Yes, caste is ingrained in Hindu society, and will take at least a hundred years to be washed off, if at all that can be done. However, the worst carriers of this disease are not the "upper caste" thugs of Jhajjar or Koothirambakkam. No way! These townspeople and villagers are just the symptom. The disease is spread by the educated, urban doctors, teachers, professionals, etc, who glide through life mouthing platitudes about equality and the evils of caste while at the same time enforcing it within their own environment. I have seen it, felt it and, once, even faced it (in Madras, from an oh-so-secular, oh-so-enlightened TamBram).

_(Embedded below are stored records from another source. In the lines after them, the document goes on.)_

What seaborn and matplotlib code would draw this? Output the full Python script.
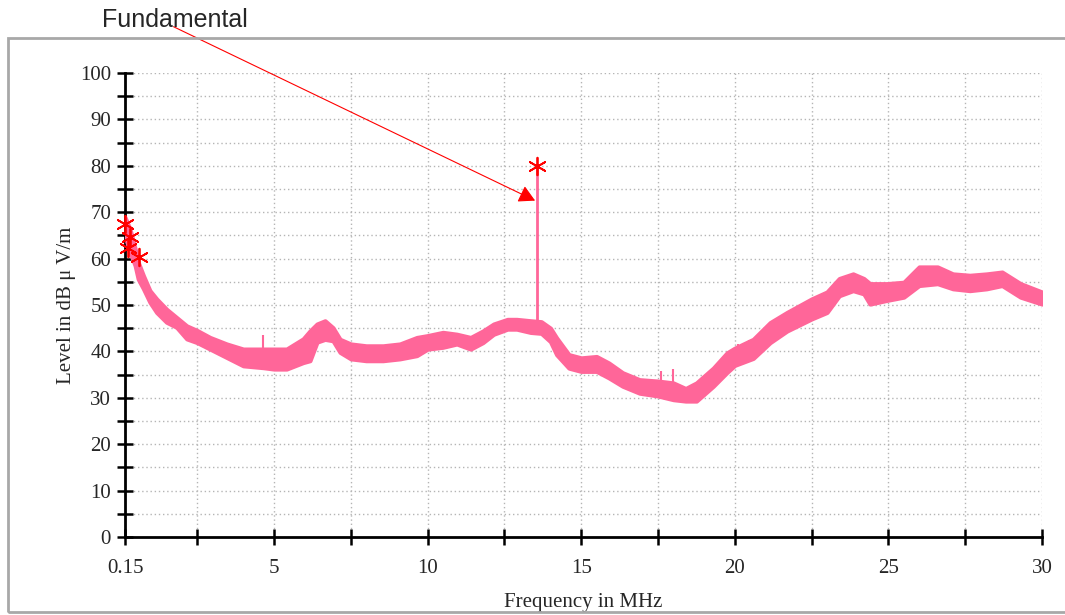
import matplotlib
matplotlib.use("Agg")
import matplotlib.pyplot as plt
import matplotlib.patches as mpatches
from matplotlib.ticker import FixedLocator, MultipleLocator
import pandas as pd
import seaborn as sns

freq_mhz = [0.15, 0.31, 0.48, 0.58, 0.75, 0.96, 1.18, 1.5, 1.83, 2.16, 2.5, 2.92,
            3.46, 4.0, 4.65, 5.0, 5.41, 5.95, 6.17, 6.4, 6.66, 6.92, 7.15, 7.5,
            8.0, 8.55, 9.1, 9.65, 10.0, 10.5, 10.95, 11.4, 11.8, 12.15, 12.6, 12.9,
            13.35, 13.7, 14.0, 14.2, 14.6, 15.0, 15.5, 15.9, 16.35, 16.9, 17.5, 18.0,
            18.4, 18.75, 19.3, 19.75, 20.0, 20.6, 21.15, 21.7, 22.5, 23.0, 23.4, 23.85,
            24.2, 24.4, 24.95, 25.5, 26.0, 26.6, 27.1, 27.65, 28.2, 28.7, 29.3, 30.0]
level_lo = [65.0, 61.4, 58.5, 55.6, 53.5, 50.6, 48.4, 46.3, 45.2, 42.7, 41.9, 40.5,
            38.7, 36.9, 36.5, 36.2, 36.2, 37.6, 38.0, 42.0, 42.6, 42.3, 39.8, 38.4,
            38.0, 38.0, 38.4, 39.1, 40.5, 40.9, 41.6, 40.5, 41.9, 43.7, 44.8, 44.8,
            44.1, 43.9, 42.1, 39.3, 36.4, 35.7, 35.7, 34.3, 32.5, 31.0, 30.4, 29.6,
            29.3, 29.3, 32.5, 35.5, 37.0, 38.5, 41.9, 44.4, 47.0, 48.4, 52.0, 53.1,
            52.4, 50.2, 51.0, 51.7, 54.2, 54.6, 53.5, 53.1, 53.5, 54.2, 51.7, 50.2]
level_hi = [68.9, 66.4, 62.1, 59.2, 56.3, 53.1, 51.3, 49.1, 47.3, 45.5, 44.5, 43.0,
            41.6, 40.5, 40.5, 40.5, 40.5, 42.7, 44.4, 45.9, 46.6, 45.1, 42.6, 41.6,
            41.2, 41.2, 41.6, 43.0, 43.4, 44.1, 43.7, 43.0, 44.4, 45.9, 46.9, 46.9,
            46.6, 46.4, 45.0, 42.9, 39.3, 38.6, 38.9, 37.5, 35.4, 33.9, 33.6, 33.2,
            32.0, 33.2, 36.4, 39.7, 40.7, 42.6, 46.2, 48.4, 51.3, 52.8, 55.7, 56.7,
            55.7, 54.6, 54.6, 54.9, 58.2, 58.2, 56.7, 56.4, 56.7, 57.1, 54.6, 52.8]

# noise spikes sticking out of the band
spike_f = [4.65, 17.6, 18.0, 20.1, 20.45]
spike_base = [40.0, 32.0, 32.0, 39.0, 40.0]
spike_top = [43.5, 35.8, 36.2, 41.5, 42.5]

# fundamental line
fund_f = 13.56
fund_base = 45.0
fund_top = 80.0

# peak markers
peak_f = [0.15, 0.26, 0.31, 0.62, 13.56]
peak_db = [67.5, 62.2, 64.7, 60.3, 80.0]

x_labels = [0.15, 5, 10, 15, 20, 25, 30]

trace_col = "#ff6699"

sns.set_style("white")
plt.rcParams["font.family"] = ["Liberation Serif", "DejaVu Serif"]

fig = plt.figure(figsize=(10.65, 6.15), dpi=100)
ax = fig.add_axes([125 / 1065, 78 / 615, 917 / 1065, 464 / 615])

ax.fill_between(freq_mhz, level_lo, level_hi, color=trace_col, lw=3, zorder=3)
ax.vlines(spike_f, spike_base, spike_top, color=trace_col, lw=1.5, zorder=3)
fund = pd.DataFrame({"f": [fund_f, fund_f], "db": [fund_base, fund_top]})
sns.lineplot(data=fund, x="f", y="db", color=trace_col, lw=2, estimator=None,
             sort=False, ax=ax, zorder=3)
peaks = pd.DataFrame({"f": peak_f, "db": peak_db})
sns.scatterplot(data=peaks, x="f", y="db", marker=(6, 2, 0), s=160, color="red",
                linewidth=1.3, ax=ax, zorder=4, clip_on=False)

ax.set_xlim(0.15, 30)
ax.set_ylim(0, 100)
ax.xaxis.set_major_locator(FixedLocator(x_labels))
ax.xaxis.set_minor_locator(FixedLocator([2.5, 7.5, 12.5, 17.5, 22.5, 27.5]))
ax.set_xticklabels(["0.15", "5", "10", "15", "20", "25", "30"])
ax.yaxis.set_major_locator(MultipleLocator(10))
ax.yaxis.set_minor_locator(MultipleLocator(5))

for s in ["top", "right"]:
    ax.spines[s].set_visible(False)
for s in ["left", "bottom"]:
    ax.spines[s].set_color("black")
    ax.spines[s].set_linewidth(2)

ax.tick_params(which="both", direction="inout", length=12, width=1.8, color="black",
               labelsize=15, left=True, bottom=True)
ax.tick_params(axis="x", which="both", pad=10)
ax.tick_params(axis="y", which="both", pad=4)

ax.grid(True, which="both", ls=(0, (1, 2)), color="#b5b5b5", lw=1, zorder=0)
ax.set_axisbelow(True)

ax.set_xlabel("Frequency in MHz", fontsize=15, labelpad=11)
ax.set_ylabel("Level in dB \u03bc V/m", fontsize=15, labelpad=3)

ax.annotate("Fundamental", xy=(13.5, 72.5), xycoords="data",
            xytext=(175 / 1065, 1 - 20 / 615), textcoords="figure fraction",
            ha="center", va="center", fontsize=18, family=["Liberation Sans"],
            arrowprops=dict(arrowstyle="-|>,head_length=0.55,head_width=0.3",
                            color="red", lw=0.8, relpos=(0.49, 0.22),
                            patchA=None, shrinkA=0, shrinkB=0))

frame = mpatches.Rectangle((8 / 1065, 3 / 615), 1.2, (612 - 38) / 615,
                           transform=fig.transFigure, fill=False,
                           edgecolor="#a8a8a8", lw=2, clip_on=False)
fig.patches.append(frame)

fig.savefig("out.png", dpi=100)
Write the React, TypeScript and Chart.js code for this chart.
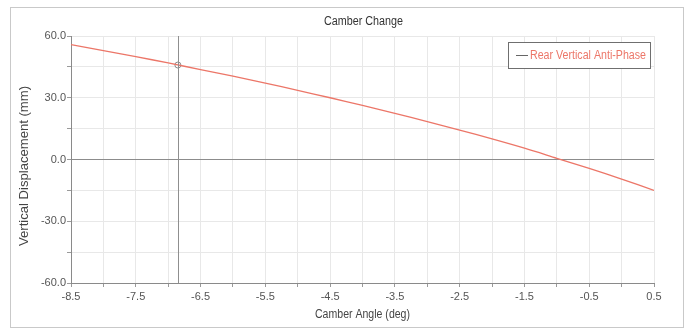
import React, { useEffect, useRef } from "react";
import { Chart, registerables } from "chart.js";

Chart.register(...registerables);

// Camber angle (deg) sampled every 0.5 deg
const camberAngles = [
  -8.5, -8.0, -7.5, -7.0, -6.5, -6.0, -5.5, -5.0, -4.5, -4.0,
  -3.5, -3.0, -2.5, -2.0, -1.5, -1.0, -0.5, 0.0, 0.5,
];
// Vertical displacement (mm) for the rear vertical anti-phase case
const verticalDisplacement = [
  55.8, 52.9, 50.0, 46.9, 43.7, 40.5, 37.1, 33.6, 30.0, 26.3,
  22.4, 18.4, 14.3, 10.0, 5.5, 0.6, -4.3, -9.5, -15.0,
];
// Cursor position read-out
const cursorAngle = [-6.85];
const cursorDisplacement = [45.9];

const seriesName = "Rear Vertical Anti-Phase";
const chartTitle = "Camber Change";
const xTitle = "Camber Angle (deg)";
const yTitle = "Vertical Displacement (mm)";

const FONT = "'Liberation Sans', Arial, sans-serif";
const LINE_COLOR = "rgb(236,118,104)";

// Draws text squeezed or stretched horizontally to a given width
function fitText(ctx: CanvasRenderingContext2D, text: string, cx: number, cy: number, w: number, align: "center" | "left") {
  const m = ctx.measureText(text).width;
  const k = w / m;
  ctx.save();
  ctx.translate(cx, cy);
  ctx.scale(k, 1);
  ctx.textAlign = align;
  ctx.fillText(text, 0, 0);
  ctx.restore();
}

const decorations = {
  id: "decorations",
  beforeDraw(chart: any) {
    const { ctx, width, height } = chart;
    ctx.save();
    ctx.fillStyle = "#ffffff";
    ctx.fillRect(0, 0, width, height);
    ctx.strokeStyle = "#c9c9c9";
    ctx.lineWidth = 1;
    ctx.strokeRect(10.5, 7.5, 673, 320);
    ctx.restore();
  },
  afterDatasetsDraw(chart: any) {
    const { ctx, chartArea, scales } = chart;
    const x = scales.x;
    ctx.save();
    // vertical cursor line
    const cx = Math.round(x.getPixelForValue(cursorAngle[0])) + 0.5;
    ctx.strokeStyle = "#8f8f8f";
    ctx.lineWidth = 1;
    ctx.beginPath();
    ctx.moveTo(cx, chartArea.top);
    ctx.lineTo(cx, chartArea.bottom);
    ctx.stroke();
    ctx.restore();
  },
  afterDraw(chart: any) {
    const { ctx, chartArea } = chart;
    const mid = (chartArea.left + chartArea.right) / 2;
    ctx.save();
    ctx.textBaseline = "middle";
    ctx.fillStyle = "#333333";
    ctx.font = `12px ${FONT}`;
    fitText(ctx, chartTitle, mid + 1, 22, 79, "center");
    ctx.fillStyle = "#444444";
    fitText(ctx, xTitle, mid, 315, 95, "center");
    ctx.translate(25, 166);
    ctx.rotate(-Math.PI / 2);
    fitText(ctx, yTitle, 0, 0, 160, "center");
    ctx.restore();

    // legend box
    ctx.save();
    const lx = 508.5, ly = 42.5, lw = 142, lh = 26;
    ctx.fillStyle = "#ffffff";
    ctx.fillRect(lx, ly, lw, lh);
    ctx.strokeStyle = "#6f6f6f";
    ctx.lineWidth = 1;
    ctx.strokeRect(lx, ly, lw, lh);
    ctx.strokeStyle = "#666666";
    ctx.beginPath();
    ctx.moveTo(516, 55.5);
    ctx.lineTo(528, 55.5);
    ctx.stroke();
    ctx.fillStyle = LINE_COLOR;
    ctx.font = `12px ${FONT}`;
    ctx.textBaseline = "middle";
    fitText(ctx, seriesName, 530, 56, 116, "left");
    ctx.restore();
  },
};

export default function App() {
  const canvasRef = useRef<HTMLCanvasElement | null>(null);

  useEffect(() => {
    if (!canvasRef.current) return;
    const chart = new Chart(canvasRef.current, {
      type: "scatter",
      data: {
        datasets: [
          {
            label: seriesName,
            data: camberAngles.map((a, i) => ({ x: a, y: verticalDisplacement[i] })),
            showLine: true,
            borderColor: LINE_COLOR,
            borderWidth: 1.3,
            pointRadius: 0,
            tension: 0.3,
          },
          {
            label: "cursor",
            data: cursorAngle.map((a, i) => ({ x: a, y: cursorDisplacement[i] })),
            pointRadius: 3,
            pointBorderColor: "#8a8a8a",
            pointBackgroundColor: "#ffffff",
            pointBorderWidth: 1,
          },
        ],
      },
      options: {
        responsive: false,
        animation: false,
        devicePixelRatio: 1,
        layout: { padding: { left: 0, right: 33, top: 36, bottom: 0 } },
        plugins: {
          legend: { display: false },
          title: { display: false },
          tooltip: { enabled: false },
        },
        scales: {
          x: {
            type: "linear",
            min: -8.5,
            max: 0.5,
            border: { color: "#8a8a8a", width: 1 },
            grid: {
              color: "#e8e8e8",
              tickLength: 4,
              tickColor: "#9a9a9a",
            },
            afterFit: (s: any) => { s.height = 46; },
            afterBuildTicks: (s: any) => {
              const t = [];
              for (let v = -8.5; v <= 0.5001; v += 0.5) t.push({ value: Math.round(v * 10) / 10 });
              s.ticks = t;
            },
            ticks: {
              padding: 3,
              maxRotation: 0,
              autoSkip: false,
              color: "#555555",
              font: { family: FONT, size: 11 },
              callback: (v: any) => {
                const n = Number(v);
                return Math.abs((n + 8.5) % 1) < 1e-6 ? n.toFixed(1) : "";
              },
            },
          },
          y: {
            min: -60,
            max: 60,
            border: { color: "#8a8a8a", width: 1 },
            grid: {
              color: (c: any) => (c.tick && c.tick.value === 0 ? "#8c8c8c" : "#e8e8e8"),
              tickLength: 4,
              tickColor: "#9a9a9a",
            },
            afterFit: (s: any) => { s.width = 71; },
            ticks: {
              stepSize: 15,
              padding: 1,
              autoSkip: false,
              color: "#555555",
              font: { family: FONT, size: 11 },
              callback: (v: any) => (Number(v) % 30 === 0 ? Number(v).toFixed(1) : ""),
            },
          },
        },
      },
      plugins: [decorations],
    });
    return () => chart.destroy();
  }, []);

  return (
    <div style={{ position: "fixed", left: 0, top: 0, width: 687, height: 329, background: "#fff" }}>
      <canvas ref={canvasRef} width={687} height={329} style={{ display: "block" }} />
    </div>
  );
}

This is the class whence should emerge the reformers of Hinduism, those who would enforce the law of equality in the bureacratic and administrative systems, in educational and social set-ups, and broadcast that song to the interiors. But, this is the very class that imposes the glass ceiling against Dalits -– which is far more difficult to dismantle than overt intra-caste hostilities. There is no introspection among the Hindu elite. They do not realise that if caste discrimination continues, Hindu numbers will shrink till Hinduism exists no more. And maybe it shouldn’t. After all, rules of the jungle still apply: Only the fittest shall survive.